(Code that draws figures)
======

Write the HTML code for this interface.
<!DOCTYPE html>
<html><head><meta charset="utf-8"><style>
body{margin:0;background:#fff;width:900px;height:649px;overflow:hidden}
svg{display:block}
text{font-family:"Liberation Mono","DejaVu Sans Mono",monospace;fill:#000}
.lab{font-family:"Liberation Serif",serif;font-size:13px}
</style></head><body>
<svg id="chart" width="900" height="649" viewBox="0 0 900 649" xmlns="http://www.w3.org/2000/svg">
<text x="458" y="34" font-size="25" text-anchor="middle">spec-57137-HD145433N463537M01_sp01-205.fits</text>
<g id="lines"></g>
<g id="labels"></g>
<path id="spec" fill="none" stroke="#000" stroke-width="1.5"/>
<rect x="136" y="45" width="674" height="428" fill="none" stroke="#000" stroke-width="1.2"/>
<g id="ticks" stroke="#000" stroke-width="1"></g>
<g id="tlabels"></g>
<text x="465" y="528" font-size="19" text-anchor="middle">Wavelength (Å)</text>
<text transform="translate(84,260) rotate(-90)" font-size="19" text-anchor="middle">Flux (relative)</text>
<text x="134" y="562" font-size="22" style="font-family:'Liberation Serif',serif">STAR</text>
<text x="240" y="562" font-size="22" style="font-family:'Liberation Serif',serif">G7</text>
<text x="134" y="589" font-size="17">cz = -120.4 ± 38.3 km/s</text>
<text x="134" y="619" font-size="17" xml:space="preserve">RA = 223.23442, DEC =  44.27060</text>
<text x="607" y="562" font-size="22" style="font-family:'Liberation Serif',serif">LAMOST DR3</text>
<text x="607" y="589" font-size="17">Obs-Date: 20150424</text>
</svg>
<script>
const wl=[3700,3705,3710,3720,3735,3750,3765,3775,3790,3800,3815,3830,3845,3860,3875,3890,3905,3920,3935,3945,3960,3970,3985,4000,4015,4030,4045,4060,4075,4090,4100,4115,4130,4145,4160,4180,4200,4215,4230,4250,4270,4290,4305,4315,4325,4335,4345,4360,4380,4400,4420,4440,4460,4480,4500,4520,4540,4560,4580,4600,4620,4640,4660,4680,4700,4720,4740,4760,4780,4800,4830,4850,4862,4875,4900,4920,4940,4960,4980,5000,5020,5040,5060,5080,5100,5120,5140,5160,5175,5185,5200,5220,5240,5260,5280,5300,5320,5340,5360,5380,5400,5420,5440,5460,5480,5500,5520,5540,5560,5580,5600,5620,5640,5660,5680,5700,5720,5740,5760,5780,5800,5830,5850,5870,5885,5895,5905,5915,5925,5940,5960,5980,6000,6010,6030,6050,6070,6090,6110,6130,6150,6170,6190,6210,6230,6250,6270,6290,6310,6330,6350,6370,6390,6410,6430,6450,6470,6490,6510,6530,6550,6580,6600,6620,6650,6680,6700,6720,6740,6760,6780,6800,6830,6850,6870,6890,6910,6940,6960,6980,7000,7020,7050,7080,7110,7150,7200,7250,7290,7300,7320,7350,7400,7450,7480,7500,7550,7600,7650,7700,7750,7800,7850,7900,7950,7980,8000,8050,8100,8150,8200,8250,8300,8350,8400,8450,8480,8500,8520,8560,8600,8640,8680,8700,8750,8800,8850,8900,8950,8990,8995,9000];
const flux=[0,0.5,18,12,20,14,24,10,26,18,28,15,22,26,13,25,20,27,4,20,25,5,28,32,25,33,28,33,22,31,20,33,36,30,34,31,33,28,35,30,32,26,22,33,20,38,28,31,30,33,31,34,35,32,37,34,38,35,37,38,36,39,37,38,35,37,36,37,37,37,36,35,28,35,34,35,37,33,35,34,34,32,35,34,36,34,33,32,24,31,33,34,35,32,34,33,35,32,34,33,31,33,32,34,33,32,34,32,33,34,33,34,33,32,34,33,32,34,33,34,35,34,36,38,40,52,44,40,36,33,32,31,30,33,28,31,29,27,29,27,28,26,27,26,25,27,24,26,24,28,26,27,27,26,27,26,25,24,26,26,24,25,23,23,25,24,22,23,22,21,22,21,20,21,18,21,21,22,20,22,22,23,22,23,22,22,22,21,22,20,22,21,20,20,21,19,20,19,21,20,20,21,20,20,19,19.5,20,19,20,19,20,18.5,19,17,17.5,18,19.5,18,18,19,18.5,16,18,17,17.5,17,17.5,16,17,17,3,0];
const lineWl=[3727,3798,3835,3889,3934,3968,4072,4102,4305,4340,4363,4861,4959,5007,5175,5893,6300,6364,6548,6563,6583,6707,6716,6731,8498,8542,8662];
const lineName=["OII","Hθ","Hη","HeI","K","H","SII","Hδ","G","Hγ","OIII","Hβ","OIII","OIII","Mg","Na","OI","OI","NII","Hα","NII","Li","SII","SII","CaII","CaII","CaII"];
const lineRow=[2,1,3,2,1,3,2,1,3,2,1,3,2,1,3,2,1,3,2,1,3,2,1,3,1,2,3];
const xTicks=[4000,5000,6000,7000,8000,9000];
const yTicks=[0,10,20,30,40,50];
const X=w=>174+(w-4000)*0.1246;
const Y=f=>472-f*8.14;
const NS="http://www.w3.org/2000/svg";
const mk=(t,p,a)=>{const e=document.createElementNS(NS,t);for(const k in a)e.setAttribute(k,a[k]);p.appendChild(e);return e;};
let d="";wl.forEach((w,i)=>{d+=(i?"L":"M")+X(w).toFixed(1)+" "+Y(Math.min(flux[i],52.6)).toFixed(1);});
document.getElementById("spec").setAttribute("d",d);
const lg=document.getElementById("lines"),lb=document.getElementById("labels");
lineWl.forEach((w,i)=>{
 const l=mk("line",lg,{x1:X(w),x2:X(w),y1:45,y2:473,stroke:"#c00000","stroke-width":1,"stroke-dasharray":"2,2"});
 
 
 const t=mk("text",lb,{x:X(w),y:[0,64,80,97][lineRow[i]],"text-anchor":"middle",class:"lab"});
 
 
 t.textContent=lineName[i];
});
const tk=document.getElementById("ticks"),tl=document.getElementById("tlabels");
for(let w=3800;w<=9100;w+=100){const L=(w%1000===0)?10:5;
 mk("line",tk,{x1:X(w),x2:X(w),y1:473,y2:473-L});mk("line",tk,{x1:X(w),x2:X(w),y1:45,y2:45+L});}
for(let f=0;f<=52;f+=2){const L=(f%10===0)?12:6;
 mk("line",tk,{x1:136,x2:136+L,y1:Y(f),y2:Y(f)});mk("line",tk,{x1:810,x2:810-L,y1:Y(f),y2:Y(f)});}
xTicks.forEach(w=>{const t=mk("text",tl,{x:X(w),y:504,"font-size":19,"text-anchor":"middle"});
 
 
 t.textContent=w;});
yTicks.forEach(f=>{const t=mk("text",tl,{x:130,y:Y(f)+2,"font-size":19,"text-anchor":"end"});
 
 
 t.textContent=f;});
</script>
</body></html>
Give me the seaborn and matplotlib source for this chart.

======

=== THE TASK ===
Print out the whole listing exactly as it appears.

=== ANSWER TO THIS TASK ===
Write the HTML code for this interface.
<!DOCTYPE html>
<html><head><meta charset="utf-8"><style>
body{margin:0;background:#fff;width:900px;height:649px;overflow:hidden}
svg{display:block}
text{font-family:"Liberation Mono","DejaVu Sans Mono",monospace;fill:#000}
.lab{font-family:"Liberation Serif",serif;font-size:13px}
</style></head><body>
<svg id="chart" width="900" height="649" viewBox="0 0 900 649" xmlns="http://www.w3.org/2000/svg">
<text x="458" y="34" font-size="25" text-anchor="middle">spec-57137-HD145433N463537M01_sp01-205.fits</text>
<g id="lines"></g>
<g id="labels"></g>
<path id="spec" fill="none" stroke="#000" stroke-width="1.5"/>
<rect x="136" y="45" width="674" height="428" fill="none" stroke="#000" stroke-width="1.2"/>
<g id="ticks" stroke="#000" stroke-width="1"></g>
<g id="tlabels"></g>
<text x="465" y="528" font-size="19" text-anchor="middle">Wavelength (Å)</text>
<text transform="translate(84,260) rotate(-90)" font-size="19" text-anchor="middle">Flux (relative)</text>
<text x="134" y="562" font-size="22" style="font-family:'Liberation Serif',serif">STAR</text>
<text x="240" y="562" font-size="22" style="font-family:'Liberation Serif',serif">G7</text>
<text x="134" y="589" font-size="17">cz = -120.4 ± 38.3 km/s</text>
<text x="134" y="619" font-size="17" xml:space="preserve">RA = 223.23442, DEC =  44.27060</text>
<text x="607" y="562" font-size="22" style="font-family:'Liberation Serif',serif">LAMOST DR3</text>
<text x="607" y="589" font-size="17">Obs-Date: 20150424</text>
</svg>
<script>
const wl=[3700,3705,3710,3720,3735,3750,3765,3775,3790,3800,3815,3830,3845,3860,3875,3890,3905,3920,3935,3945,3960,3970,3985,4000,4015,4030,4045,4060,4075,4090,4100,4115,4130,4145,4160,4180,4200,4215,4230,4250,4270,4290,4305,4315,4325,4335,4345,4360,4380,4400,4420,4440,4460,4480,4500,4520,4540,4560,4580,4600,4620,4640,4660,4680,4700,4720,4740,4760,4780,4800,4830,4850,4862,4875,4900,4920,4940,4960,4980,5000,5020,5040,5060,5080,5100,5120,5140,5160,5175,5185,5200,5220,5240,5260,5280,5300,5320,5340,5360,5380,5400,5420,5440,5460,5480,5500,5520,5540,5560,5580,5600,5620,5640,5660,5680,5700,5720,5740,5760,5780,5800,5830,5850,5870,5885,5895,5905,5915,5925,5940,5960,5980,6000,6010,6030,6050,6070,6090,6110,6130,6150,6170,6190,6210,6230,6250,6270,6290,6310,6330,6350,6370,6390,6410,6430,6450,6470,6490,6510,6530,6550,6580,6600,6620,6650,6680,6700,6720,6740,6760,6780,6800,6830,6850,6870,6890,6910,6940,6960,6980,7000,7020,7050,7080,7110,7150,7200,7250,7290,7300,7320,7350,7400,7450,7480,7500,7550,7600,7650,7700,7750,7800,7850,7900,7950,7980,8000,8050,8100,8150,8200,8250,8300,8350,8400,8450,8480,8500,8520,8560,8600,8640,8680,8700,8750,8800,8850,8900,8950,8990,8995,9000];
const flux=[0,0.5,18,12,20,14,24,10,26,18,28,15,22,26,13,25,20,27,4,20,25,5,28,32,25,33,28,33,22,31,20,33,36,30,34,31,33,28,35,30,32,26,22,33,20,38,28,31,30,33,31,34,35,32,37,34,38,35,37,38,36,39,37,38,35,37,36,37,37,37,36,35,28,35,34,35,37,33,35,34,34,32,35,34,36,34,33,32,24,31,33,34,35,32,34,33,35,32,34,33,31,33,32,34,33,32,34,32,33,34,33,34,33,32,34,33,32,34,33,34,35,34,36,38,40,52,44,40,36,33,32,31,30,33,28,31,29,27,29,27,28,26,27,26,25,27,24,26,24,28,26,27,27,26,27,26,25,24,26,26,24,25,23,23,25,24,22,23,22,21,22,21,20,21,18,21,21,22,20,22,22,23,22,23,22,22,22,21,22,20,22,21,20,20,21,19,20,19,21,20,20,21,20,20,19,19.5,20,19,20,19,20,18.5,19,17,17.5,18,19.5,18,18,19,18.5,16,18,17,17.5,17,17.5,16,17,17,3,0];
const lineWl=[3727,3798,3835,3889,3934,3968,4072,4102,4305,4340,4363,4861,4959,5007,5175,5893,6300,6364,6548,6563,6583,6707,6716,6731,8498,8542,8662];
const lineName=["OII","Hθ","Hη","HeI","K","H","SII","Hδ","G","Hγ","OIII","Hβ","OIII","OIII","Mg","Na","OI","OI","NII","Hα","NII","Li","SII","SII","CaII","CaII","CaII"];
const lineRow=[2,1,3,2,1,3,2,1,3,2,1,3,2,1,3,2,1,3,2,1,3,2,1,3,1,2,3];
const xTicks=[4000,5000,6000,7000,8000,9000];
const yTicks=[0,10,20,30,40,50];
const X=w=>174+(w-4000)*0.1246;
const Y=f=>472-f*8.14;
const NS="http://www.w3.org/2000/svg";
const mk=(t,p,a)=>{const e=document.createElementNS(NS,t);for(const k in a)e.setAttribute(k,a[k]);p.appendChild(e);return e;};
let d="";wl.forEach((w,i)=>{d+=(i?"L":"M")+X(w).toFixed(1)+" "+Y(Math.min(flux[i],52.6)).toFixed(1);});
document.getElementById("spec").setAttribute("d",d);
const lg=document.getElementById("lines"),lb=document.getElementById("labels");
lineWl.forEach((w,i)=>{
 const l=mk("line",lg,{x1:X(w),x2:X(w),y1:45,y2:473,stroke:"#c00000","stroke-width":1,"stroke-dasharray":"2,2"});
 
 
 const t=mk("text",lb,{x:X(w),y:[0,64,80,97][lineRow[i]],"text-anchor":"middle",class:"lab"});
 
 
 t.textContent=lineName[i];
});
const tk=document.getElementById("ticks"),tl=document.getElementById("tlabels");
for(let w=3800;w<=9100;w+=100){const L=(w%1000===0)?10:5;
 mk("line",tk,{x1:X(w),x2:X(w),y1:473,y2:473-L});mk("line",tk,{x1:X(w),x2:X(w),y1:45,y2:45+L});}
for(let f=0;f<=52;f+=2){const L=(f%10===0)?12:6;
 mk("line",tk,{x1:136,x2:136+L,y1:Y(f),y2:Y(f)});mk("line",tk,{x1:810,x2:810-L,y1:Y(f),y2:Y(f)});}
xTicks.forEach(w=>{const t=mk("text",tl,{x:X(w),y:504,"font-size":19,"text-anchor":"middle"});
 
 
 t.textContent=w;});
yTicks.forEach(f=>{const t=mk("text",tl,{x:130,y:Y(f)+2,"font-size":19,"text-anchor":"end"});
 
 
 t.textContent=f;});
</script>
</body></html>
Give me the seaborn and matplotlib source for this chart.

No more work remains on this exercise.